Kruskal-Wallis vs Friedman Test
Both the Kruskal-Wallis and Friedman tests are nonparametric methods for comparing three or more groups, but they apply to fundamentally different research designs. Confusing them is not merely a reporting error — it is a design-level mistake that invalidates the analysis.
| Feature | Kruskal-Wallis | Friedman | |---------|---------------|----------| | Design | Independent groups (between-subjects) | Repeated measures (within-subjects) | | Participants | Different participants in each group | Same participants measured under all conditions | | Parametric equivalent | One-way ANOVA | Repeated measures ANOVA | | Ranking method | Ranks all observations together | Ranks within each participant separately | | Post-hoc procedure | Dunn's test | Nemenyi test or Conover test | | Effect size | Epsilon squared (ε^2^) | Kendall's W |
Use Kruskal-Wallis when different participants are assigned to different groups (e.g., three separate treatment groups).
Use Friedman when the same participants are measured under multiple conditions (e.g., patients rated on pain at three different time points).
The distinction comes down to one question: are the observations independent across groups?

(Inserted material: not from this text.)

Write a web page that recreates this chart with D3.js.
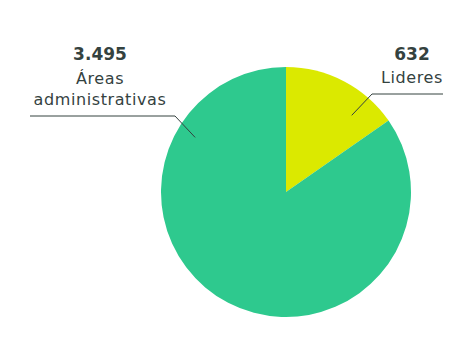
<!DOCTYPE html>
<html>
<head>
<meta charset="utf-8">
<script src="https://cdn.jsdelivr.net/npm/d3@7"></script>
<style>
  body { margin: 0; background: #fff; }
  text { font-family: "DejaVu Sans", sans-serif; fill: #34423f; }
  .cat { font-size: 16px; letter-spacing: 0.6px; }
  .num { font-size: 17px; font-weight: bold; }
</style>
</head>
<body>
<div id="chart"></div>
<script>
let categories = ['Lideres', 'Áreas administrativas']
let values = [632, 3495]
let valueLabels = ['632', '3.495']
let colors = ['#dbe900', '#2ec98e']

let width = 469, height = 345
let cx = 286, cy = 192, radius = 125

let svg = d3.select('#chart').append('svg')
    .attr('width', width)
    .attr('height', height)

let pie = d3.pie().sort(null).value(d => d)
let arcs = pie(values)
let arc = d3.arc().innerRadius(0).outerRadius(radius)

let g = svg.append('g').attr('transform', `translate(${cx},${cy})`)

g.selectAll('path')
    .data(arcs)
    .enter()
    .append('path')
    .attr('d', arc)
    .style('fill', (d, i) => colors[i])

// etiquetas: punto dentro del sector, codo, y línea horizontal
let labels = [
    { angle: 40.6, r: 101, elbow: [372, 94], end: 443, tx: 412 },
    { angle: 301, r: 106, elbow: [175, 116], end: 30, tx: 100 }
]

labels.forEach((l, i) => {
    let a = l.angle * Math.PI / 180
    let px = cx + Math.sin(a) * l.r
    let py = cy - Math.cos(a) * l.r
    svg.append('polyline')
        .attr('points', `${px},${py} ${l.elbow[0]},${l.elbow[1]} ${l.end},${l.elbow[1]}`)
        .style('fill', 'none')
        .style('stroke', '#34423f')
        .style('stroke-width', 1)
})

// 632 / Lideres
svg.append('text').attr('class', 'num').attr('x', labels[0].tx).attr('y', 60)
    .attr('text-anchor', 'middle')
    .text(valueLabels[0])
svg.append('text').attr('class', 'cat').attr('x', labels[0].tx).attr('y', 83)
    .attr('text-anchor', 'middle')
    .text(categories[0])

// 3.495 / Áreas administrativas
svg.append('text').attr('class', 'num').attr('x', labels[1].tx).attr('y', 60)
    .attr('text-anchor', 'middle')
    .text(valueLabels[1])
let words = categories[1].split(' ')
svg.append('text').attr('class', 'cat').attr('x', labels[1].tx).attr('y', 84)
    .attr('text-anchor', 'middle')
    .text(words[0])
svg.append('text').attr('class', 'cat').attr('x', labels[1].tx).attr('y', 105)
    .attr('text-anchor', 'middle')
    .text(words[1])
</script>
</body>
</html>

If participants appear in only one group, use Kruskal-Wallis. If the same participants contribute data to every condition, use Friedman.
Calculation Accuracy
Formatting Kruskal-Wallis results by hand is tedious and error-prone — especially the post-hoc comparisons with Bonferroni correction. StatMate's free Kruskal-Wallis calculator automates the entire process:
- Enter your group data and get the H statistic, exact p value, and epsilon squared instantly
- Automatic Dunn's post-hoc test with Bonferroni correction when the omnibus test is significant
- Copy-ready APA formatted results paragraph with one click
- Free PDF export of your complete analysis including effect sizes
- Visual box plots comparing each group's distribution
No manual rank calculations, no formula errors, no forgotten correction factors. Paste your data, review the results, and copy the APA-formatted output directly into your manuscript.
Try the Kruskal-Wallis Calculator
Frequently Asked Questions
What is the correct APA format for reporting a Kruskal-Wallis test?
The standard format is: H(df) = X.XX, p = .XXX, ε^2^ = .XX. For example: H(2) = 18.42, p < .001, ε^2^ = .31. Include the test justification, descriptive statistics with medians and IQRs, and post-hoc pairwise comparisons when the omnibus test is significant.
What descriptive statistics should I report alongside Kruskal-Wallis results?
Report medians (Mdn) and interquartile ranges (IQR) as your primary descriptive statistics. You may also report mean ranks if they help clarify the group ordering. Avoid reporting means and standard deviations as the sole descriptive statistics because they assume a symmetric distribution, which contradicts your rationale for choosing a nonparametric test.
How do I calculate epsilon squared for a Kruskal-Wallis test?
Use the formula ε^2^ = H / (N - 1), where H is the test statistic and N is the total sample size. Interpret the result using these benchmarks: .01 = small effect, .06 = medium effect, .14 = large effect. For example, with H = 18.42 and N = 60, ε^2^ = 18.42 / 59 = .31 (large effect).
When should I use Dunn's test vs pairwise Mann-Whitney U tests?
Dunn's test is preferred because it uses the same ranking from the original Kruskal-Wallis omnibus test, maintaining statistical consistency. Pairwise Mann-Whitney U tests re-rank the data for each comparison, which can lead to different rank orderings. Both require a correction for multiple comparisons (Bonferroni or Holm), but Dunn's test is the more methodologically sound choice.
What is the difference between Kruskal-Wallis and Friedman tests?
The Kruskal-Wallis test compares three or more independent groups (different participants in each group), while the Friedman test compares three or more related groups (the same participants measured under all conditions). The Kruskal-Wallis test is the nonparametric equivalent of the one-way ANOVA; the Friedman test is the nonparametric equivalent of repeated measures ANOVA.